Step 7: Assemble Motor, Battery and Prototype Board
Slide the prototyping board into the printed part. Hold it in place with an elastic band.
Connect the motor.
Slide a battery under the elastic. Don't connect it yet.
Step 8: Build and Attach Drop Arm
Form the drop arm arc out of safety pin or similar stiff, thin steel. Attach it to servo arm using thread and epoxy.
Adjust arm so it rotates through the drop mechanism, and has the right curvature. The radius should match that of the torus in the Freecad model, which is 13.5 mm. A paper template might help. This step is tedious.
Consider using a servo sweep sketch to aid in adjusting the arm.
Test the assembled device, sweeping through the four positions. You should be able to adjust by screwing the drop arm in at the right angle. You might need to adjust the settings in the Arduino sketch, at lines 130-133.
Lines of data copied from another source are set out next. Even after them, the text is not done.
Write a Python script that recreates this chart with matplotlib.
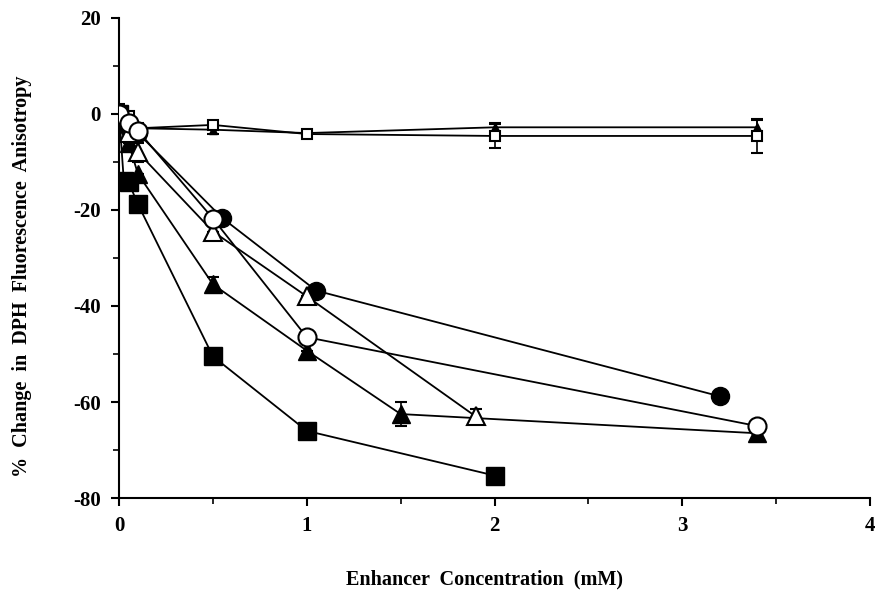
import matplotlib
matplotlib.use("Agg")
import matplotlib.pyplot as plt
from matplotlib.ticker import MultipleLocator

plt.rcParams['font.family'] = ['Liberation Serif', 'DejaVu Serif']
plt.rcParams['font.weight'] = 'bold'
plt.rcParams['axes.unicode_minus'] = False

# filled squares
sq_f_x = [0, 0.025, 0.05, 0.1, 0.5, 1, 2]
sq_f_y = [0, -14, -14.2, -18.8, -50.5, -66, -75.3]

# filled triangles
tri_f_x = [0, 0.05, 0.1, 0.5, 1, 1.5, 3.4]
tri_f_y = [0, -6, -12.5, -35.5, -49.3, -62.5, -66.5]
tri_f_err = [0, 0, 0, 1.5, 0, 2.5, 0]

# open triangles
tri_o_x = [0, 0.05, 0.1, 0.5, 1, 1.9]
tri_o_y = [0, -4, -8, -24.5, -38, -63]
tri_o_err = [0, 0, 2, 0, 0, 1.5]

# open circles
cir_o_x = [0, 0.05, 0.1, 0.5, 1, 3.4]
cir_o_y = [0, -2, -3.5, -21.8, -46.5, -65]

# filled circles
cir_f_x = [0, 0.05, 0.1, 0.55, 1.05, 3.2]
cir_f_y = [0, -3, -4, -21.7, -36.8, -58.8]

# small open squares (flat)
sq_o_x = [0, 0.05, 0.1, 0.5, 1, 2, 3.4]
sq_o_y = [0.5, -0.5, -3, -2.3, -4.2, -4.6, -4.6]
sq_o_err = [1.5, 0, 0, 0, 0, 2.5, 3.5]

# small filled triangles (flat)
tri_s_x = [0, 0.05, 0.1, 0.5, 1, 2, 3.4]
tri_s_y = [-1, -2, -3, -3.3, -4, -2.8, -2.8]
tri_s_err = [0, 0, 0, 0.8, 0, 1, 1.5]

xticks = [0, 1, 2, 3, 4]
yticks = [20, 0, -20, -40, -60, -80]

fig = plt.figure(figsize=(8.76, 5.93), dpi=100)
ax = fig.add_axes([0.136, 0.16, 0.857, 0.81])

lw = 1.3
big = 13
ek = dict(ecolor='black', elinewidth=1.2, capsize=4, capthick=1.5)

ax.errorbar(tri_s_x, tri_s_y, yerr=tri_s_err, color='black', lw=lw, marker='^',
            ms=6, mfc='black', mec='black', zorder=3, **ek)
ax.errorbar(sq_o_x, sq_o_y, yerr=sq_o_err, color='black', lw=lw, marker='s',
            ms=7, mfc='white', mec='black', mew=1.5, zorder=4, **ek)
ax.plot(sq_f_x, sq_f_y, color='black', lw=lw, marker='s', ms=big,
        mfc='black', mec='black', zorder=5)
ax.errorbar(tri_f_x, tri_f_y, yerr=tri_f_err, color='black', lw=lw, marker='^',
            ms=big, mfc='black', mec='black', zorder=5, **ek)
ax.errorbar(tri_o_x, tri_o_y, yerr=tri_o_err, color='black', lw=lw, marker='^',
            ms=big, mfc='white', mec='black', mew=1.5, zorder=5, **ek)
ax.plot(cir_f_x, cir_f_y, color='black', lw=lw, marker='o', ms=big,
        mfc='black', mec='black', zorder=5)
ax.plot(cir_o_x, cir_o_y, color='black', lw=lw, marker='o', ms=big,
        mfc='white', mec='black', mew=1.5, zorder=6)

ax.set_xlim(0, 4)
ax.set_ylim(-80, 20)
ax.set_xticks(xticks)
ax.set_yticks(yticks)
ax.xaxis.set_minor_locator(MultipleLocator(0.5))
ax.yaxis.set_minor_locator(MultipleLocator(10))
ax.spines['top'].set_visible(False)
ax.spines['right'].set_visible(False)
ax.spines['left'].set_linewidth(1.5)
ax.spines['bottom'].set_linewidth(1.5)
ax.tick_params(which='major', length=6, width=1.5, labelsize=15, pad=7)
ax.tick_params(which='minor', length=4, width=1.2)
for lab in ax.get_xticklabels() + ax.get_yticklabels():
    lab.set_fontweight('bold')

ax.set_xlabel('Enhancer  Concentration  (mM)', fontsize=14.5, fontweight='bold')
ax.xaxis.set_label_coords(0.487, -0.148)
ax.set_ylabel('%  Change  in  DPH  Fluorescence  Anisotropy', fontsize=14.5,
              fontweight='bold')
ax.yaxis.set_label_coords(-0.116, 0.4625)

fig.savefig('out.png', dpi=100)
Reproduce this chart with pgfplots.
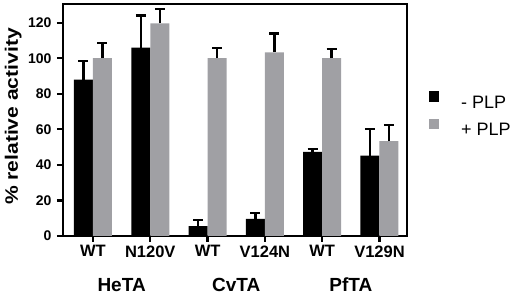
\documentclass[border=0pt]{standalone}
\usepackage{fontspec}
\setmainfont{Liberation Sans}
\usepackage{pgfplots}
\pgfplotsset{compat=1.18}
\definecolor{pgrey}{RGB}{160,160,164}
\begin{document}
\begin{tikzpicture}
\useasboundingbox (-63pt,-58pt) rectangle (454pt,236pt);
\begin{axis}[
  scale only axis, width=344pt, height=232pt,
  ybar=0pt, bar width=19pt,
  xmin=-0.523, xmax=5.48, ymin=0, ymax=130.5,
  xtick={0,...,5}, xticklabels={WT,N120V,WT,V124N,WT,V129N},
  ytick={0,20,...,120},
  xtick pos=bottom, ytick pos=left, tick align=outside,
  major tick length=6pt,
  axis line style={line width=2.3pt},
  every tick/.style={black, line width=2.3pt},
  /pgf/number format/assume math mode=true,
  yticklabel style={font=\fontsize{14}{14}\selectfont\bfseries, xshift=-2pt},
  xticklabel style={font=\fontsize{16.5}{16.5}\selectfont\bfseries},
  ylabel={\scalebox{1.17}[1]{\% relative activity}},
  ylabel style={font=\fontsize{18}{18}\selectfont\bfseries, at={(axis description cs:-0.145,0.515)}, anchor=center},
  legend style={draw=none, fill=none, inner sep=0pt, at={(axis description cs:1.064,0.525)}, anchor=west,
    nodes={inner sep=0pt, font=\fontsize{18}{18}\selectfont}, row sep=9pt},
  legend cell align=left,
  legend image code/.code={\fill[#1] (0pt,1pt) rectangle (10pt,11.5pt); \path (32pt,0pt);},
  error bars/y dir=plus, error bars/y explicit,
  error bars/error mark=|,
  error bars/error bar style={draw=black, line width=2.4pt},
  error bars/error mark options={draw=black, line width=2.4pt, mark size=5pt},
  clip=false,
]
\addplot[fill=black, draw=none]
  coordinates {(0,88) +- (0,10.4) (1,106) +- (0,18) (2,5.5) +- (0,3.4)
               (3,9.7) +- (0,3.4) (4,47.3) +- (0,1.8) (5,45.2) +- (0,15)};
\addlegendentry{- PLP}
\addplot[fill=pgrey, draw=none]
  coordinates {(0,100) +- (0,8.4) (1,119.6) +- (0,8) (2,100) +- (0,5.9)
               (3,103.3) +- (0,10.7) (4,100) +- (0,5.2) (5,53.4) +- (0,8.9)};
\addlegendentry{+ PLP}
\node[font=\fontsize{19}{19}\selectfont\bfseries, anchor=base, yshift=-55.5pt] at (axis cs:0.5,0) {HeTA};
\node[font=\fontsize{19}{19}\selectfont\bfseries, anchor=base, yshift=-55.5pt] at (axis cs:2.5,0) {CvTA};
\node[font=\fontsize{19}{19}\selectfont\bfseries, anchor=base, yshift=-55.5pt] at (axis cs:4.5,0) {PfTA};
\end{axis}
\end{tikzpicture}
\end{document}
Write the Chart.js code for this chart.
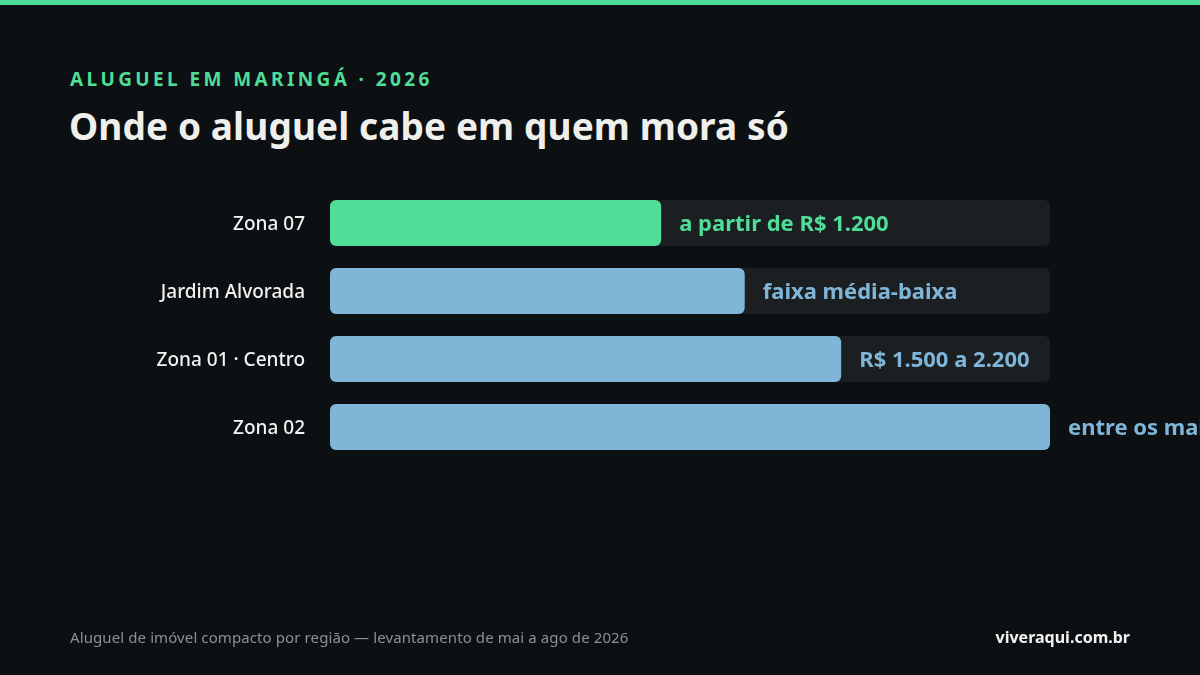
<!DOCTYPE html>
<html><head><meta charset="utf-8">
<script src="https://cdn.jsdelivr.net/npm/chart.js@4"></script>
<style>
html,body{margin:0;padding:0;background:#0d1012;width:1200px;height:675px;overflow:hidden;font-family:"Noto Sans","Open Sans",sans-serif}
#bar{position:absolute;left:0;top:0;width:1200px;height:5px;background:#4fdd98}
#kicker{position:absolute;left:70px;top:66px;font-size:19px;font-weight:700;letter-spacing:3.4px;color:#4fdd98}
#title{position:absolute;left:69px;top:100px;font-size:37px;font-weight:700;color:#efefec;letter-spacing:0.1px}
#foot{position:absolute;left:70px;top:627px;font-size:15px;color:#8a9196;letter-spacing:0.1px}
#brand{position:absolute;right:70px;top:626px;font-size:16px;font-weight:700;color:#f2f2f2}
#wrap{position:absolute;left:0;top:0;width:1200px;height:675px}
</style></head><body>
<div id="bar"></div>
<div id="kicker">ALUGUEL EM MARINGÁ · 2026</div>
<div id="title">Onde o aluguel cabe em quem mora só</div>
<div id="wrap"><canvas id="c" width="1200" height="675"></canvas></div>
<div id="foot">Aluguel de imóvel compacto por região — levantamento de mai a ago de 2026</div>
<div id="brand">viveraqui.com.br</div>
<script>
const categories = ["Zona 07","Jardim Alvorada","Zona 01 · Centro","Zona 02"];
const values = [46, 57.6, 71, 100];
const valueLabels = ["a partir de R$ 1.200","faixa média-baixa","R$ 1.500 a 2.200","entre os mais caros"];
const trackValues = [100,100,100,100];
const barColors = ["#4fdd98","#7fb5d6","#7fb5d6","#7fb5d6"];

const labelPlugin = {
  id:'lbl',
  afterDatasetsDraw(chart){
    const ctx = chart.ctx;
    const meta = chart.getDatasetMeta(1);
    ctx.save();
    meta.data.forEach((el,i)=>{
      ctx.font = '500 19px "Noto Sans"';
      ctx.fillStyle = '#f2f2f2';
      ctx.textAlign = 'right'; ctx.textBaseline = 'middle';
      ctx.fillText(categories[i], 305, el.y + 2);
      ctx.font = '700 22px "Noto Sans"';
      ctx.fillStyle = barColors[i];
      ctx.textAlign = 'left';
      ctx.fillText(valueLabels[i], el.x + 18, el.y + 2);
    });
    ctx.restore();
  }
};

new Chart(document.getElementById('c'), {
  type:'bar',
  data:{labels:categories, datasets:[
    {data:trackValues, backgroundColor:'#1b1f22', borderRadius:6, borderSkipped:false, grouped:false, order:2, barPercentage:0.676, categoryPercentage:1},
    {data:values, backgroundColor:barColors, borderRadius:6, borderSkipped:false, grouped:false, order:1, barPercentage:0.676, categoryPercentage:1}
  ]},
  options:{
    indexAxis:'y', responsive:false, animation:false,
    layout:{padding:{left:330,right:150,top:189,bottom:214}},
    plugins:{legend:{display:false},tooltip:{enabled:false}},
    scales:{
      x:{display:false,min:0,max:100},
      y:{display:false}
    }
  },
  plugins:[labelPlugin]
});
</script>
</body></html>
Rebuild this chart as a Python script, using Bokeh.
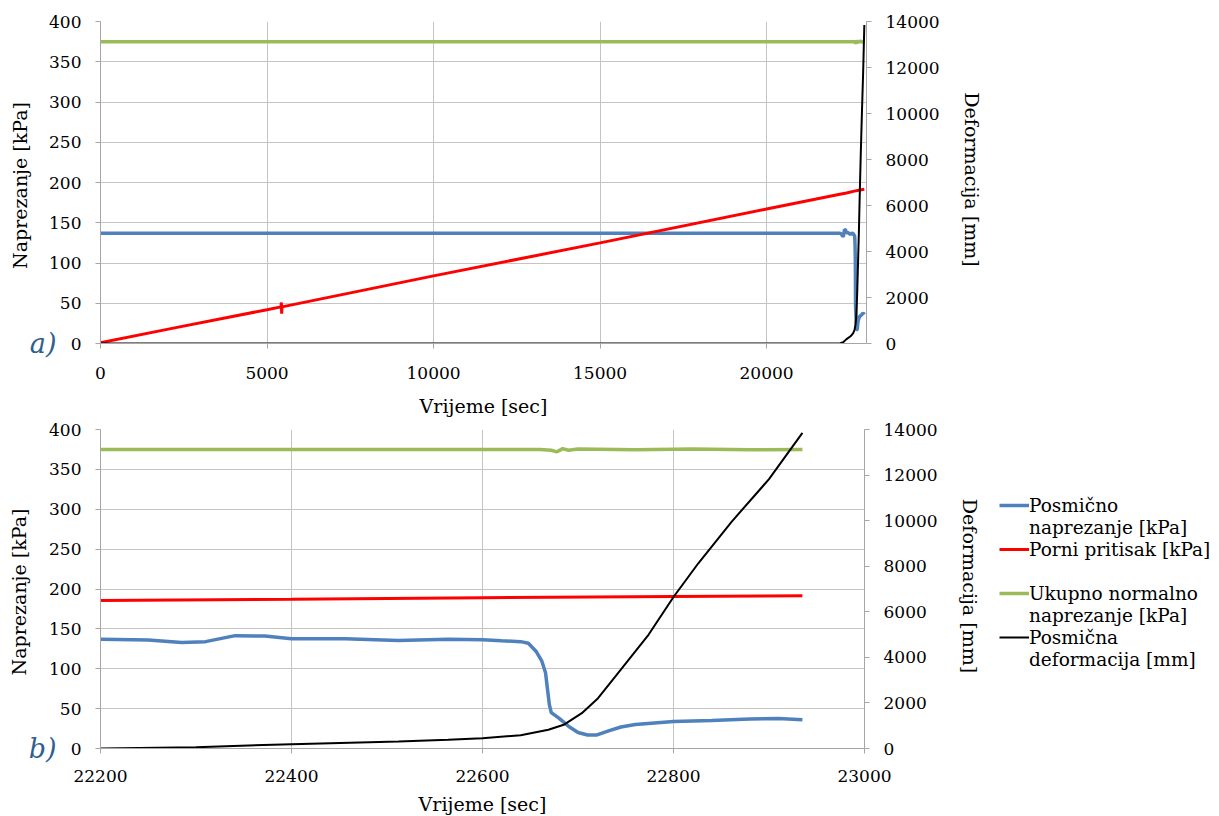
from bokeh.plotting import figure
from bokeh.models import Range1d, LinearAxis, FixedTicker, Legend, LegendItem
from bokeh.layouts import column, row
from bokeh.embed import file_html
from bokeh.resources import INLINE

# ---------------- data ----------------
t_shear = [0, 5000, 10000, 15000, 20000, 22200, 22250, 22285, 22310, 22341, 22372,
           22400, 22456, 22512, 22564, 22600, 22620, 22640, 22648, 22656, 22662,
           22666, 22668, 22670, 22672, 22680, 22690, 22700, 22710, 22720, 22732,
           22745, 22760, 22780, 22800, 22840, 22880, 22910, 22935]
shear = [137, 137, 137, 137, 137, 137, 136, 133, 134, 141.5, 141,
         137.5, 137.5, 135.5, 137, 136.5, 135, 134, 132, 122, 110,
         95, 75, 55, 45, 38, 28, 20, 17, 17, 22,
         27, 30, 32, 34, 35, 37, 37.5, 36]

t_pore = [0, 2300, 5000, 5420, 5430, 5440, 5450, 10000, 15000, 20000,
          22200, 22400, 22600, 22800, 22935]
pore = [1, 20, 42, 45.5, 51, 37, 45.5, 84, 125, 167,
        185.5, 187, 189, 190.6, 191.5]

t_normal = [0, 10000, 22200, 22660, 22672, 22678, 22684, 22690, 22700, 22760,
            22820, 22880, 22935]
normal = [375, 375, 375, 375, 374, 372, 376, 374, 375.5, 374.5,
          375.5, 374.5, 375]

t_def = [0, 22200, 22300, 22400, 22512, 22564, 22600, 22640, 22669, 22685,
         22704, 22721, 22739, 22774, 22800, 22826, 22861, 22900, 22935]
defo = [0, 0, 57, 190, 307, 380, 452, 580, 820, 1040,
        1550, 2210, 3150, 5000, 6650, 8130, 9960, 11820, 13850]

left_ticks = [0, 50, 100, 150, 200, 250, 300, 350, 400]
right_ticks = [0, 2000, 4000, 6000, 8000, 10000, 12000, 14000]
x_ticks_a = [0, 5000, 10000, 15000, 20000]
x_ticks_b = [22200, 22400, 22600, 22800, 23000]

# legend rows: (text, series index or None for a continuation / blank row)
legend_rows = [("Posmično", 0), ("naprezanje [kPa]", None),
               ("Porni pritisak [kPa]", 1), (" ", None),
               ("Ukupno normalno", 2), ("naprezanje [kPa]", None),
               ("Posmična", 3), ("deformacija [mm]", None)]
colors = ["#4f81bd", "#ff0000", "#9bbb59", "#000000"]
widths = [3.5, 3, 3.5, 2]
series = [(t_shear, shear), (t_pore, pore), (t_normal, normal), (t_def, defo)]

FONT = "DejaVu Serif"
GRID = "#c4c4c4"
AXIS = "#a6a6a6"
TAG_COLOR = "#2f5f8f"


def style_axis(ax, ticks):
    ax.ticker = FixedTicker(ticks=ticks)
    ax.axis_line_color = AXIS
    ax.major_tick_line_color = AXIS
    ax.major_tick_in = 0
    ax.major_tick_out = 5
    ax.minor_tick_line_color = None
    ax.major_label_text_font = FONT
    ax.major_label_text_font_size = "17px"
    ax.major_label_text_color = "#000000"
    ax.axis_label_text_font = FONT
    ax.axis_label_text_font_size = "19px"
    ax.axis_label_text_font_style = "normal"
    ax.axis_label_text_color = "#000000"


def make_panel(xr, xticks, frame_w, frame_h, top, bottom, right, tag, xl_s1, xl_s2):
    p = figure(frame_width=frame_w, frame_height=frame_h,
               x_range=Range1d(*xr), y_range=Range1d(0, 400),
               output_backend="svg", toolbar_location=None,
               min_border_left=100, min_border_top=top,
               min_border_bottom=bottom, min_border_right=right)
    p.extra_y_ranges = {"def": Range1d(0, 14000)}
    p.outline_line_color = None
    p.background_fill_color = "white"
    p.border_fill_color = "white"

    style_axis(p.xaxis[0], xticks)
    p.xaxis[0].axis_label = "Vrijeme [sec]"
    p.xaxis[0].major_label_standoff = xl_s1
    p.xaxis[0].axis_label_standoff = xl_s2
    style_axis(p.yaxis[0], left_ticks)
    p.yaxis[0].major_label_standoff = 14

    # outer left axis: carries the panel tag "a)"/"b)" at y=0 and the axis title
    tax = LinearAxis(axis_label="Naprezanje  [kPa]")
    style_axis(tax, [0])
    tax.major_label_overrides = {0: tag}
    tax.axis_line_color = None
    tax.major_tick_line_color = None
    tax.major_tick_out = 0
    tax.major_label_standoff = -10
    tax.major_label_text_font_style = "italic"
    tax.major_label_text_font_size = "27px"
    tax.major_label_text_color = TAG_COLOR
    tax.axis_label_standoff = -4
    p.add_layout(tax, "left")

    rax = LinearAxis(y_range_name="def", axis_label="Deformacija  [mm]")
    style_axis(rax, right_ticks)
    rax.major_label_standoff = 14
    rax.axis_label_standoff = 18
    p.add_layout(rax, "right")

    p.xgrid.ticker = FixedTicker(ticks=xticks)
    p.ygrid.ticker = FixedTicker(ticks=left_ticks)
    for g in (p.xgrid[0], p.ygrid[0]):
        g.grid_line_color = GRID
        g.grid_line_width = 1

    for i, (tx, ty) in enumerate(series):
        kw = {"y_range_name": "def"} if i == 3 else {}
        p.line(tx, ty, line_color=colors[i], line_width=widths[i], **kw)
    return p


pa = make_panel((0, 23000), x_ticks_a, 766, 322, 21, 74, 343, "a)", 18, 13)
pb = make_panel((22200, 23000), x_ticks_b, 764, 319, 10, 66, 0, "b)", 16, 8)

# legend figure placed to the right of panel b); its ranges lie outside the data,
# so its renderers only provide the legend swatches
lf = figure(width=233, height=395, output_backend="svg", toolbar_location=None,
            x_range=Range1d(-2, -1), y_range=Range1d(-2, -1),
            min_border_left=0, min_border_right=0, min_border_top=0, min_border_bottom=0)
lf.axis.visible = False
lf.grid.visible = False
lf.outline_line_color = None
swatches = [lf.line(tx, ty, line_color=c, line_width=w)
            for (tx, ty), c, w in zip(series, colors, widths)]
blank = lf.line(t_shear, shear, line_alpha=0)
items = [LegendItem(label=text, renderers=[swatches[idx] if idx is not None else blank])
         for text, idx in legend_rows]
legend = Legend(items=items, location=(16, 75), orientation="vertical",
                label_text_font=FONT, label_text_font_size="18.5px",
                label_text_color="#000000", glyph_width=30, glyph_height=22,
                label_height=22, label_standoff=0, spacing=0, padding=0, margin=0,
                border_line_color=None, background_fill_alpha=0)
lf.add_layout(legend)

layout = column(pa, row(pb, lf, spacing=0), spacing=0)
open("out.html", "w").write(file_html(layout, INLINE))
If you glued the motor in wrong, switch the order of the positions.
Step 9: Test Independent Mode
Recompile and load sketch in WAP mode. This will create a new wireless access point. remain powered from USB. No battery yet.
From smart phone, tablet, wireless capable laptop, connect to the "Aloft" access point using the password specified on line 321.
Navigate to 192.168.4.1 from your connected device, and retest the control web page.
Disconnect USB and plug in the battery. Reconnect to the "Aloft" network and test again.
Move the arm to Drop 3, and insert one or more static lines for your parachutists. I used a loop made from a paperclip.
Test the dropping action.
Step 10: Fly
Add an arm to the printed device, or some method of attaching to your kite line.
Get the kite flying at a stable altitude, and attach the device with parabear in place. Let out more line to the desired altitude, and launch him!
Step 11: Doing More
A line climber would be handy for repeated launches. Or a separate line on a pulley, so you can lower the device back to the ground, along the flying line.
Change the sketch to have a better default elevation for your location. Line 139.
Change the web page to your location name. Line 119.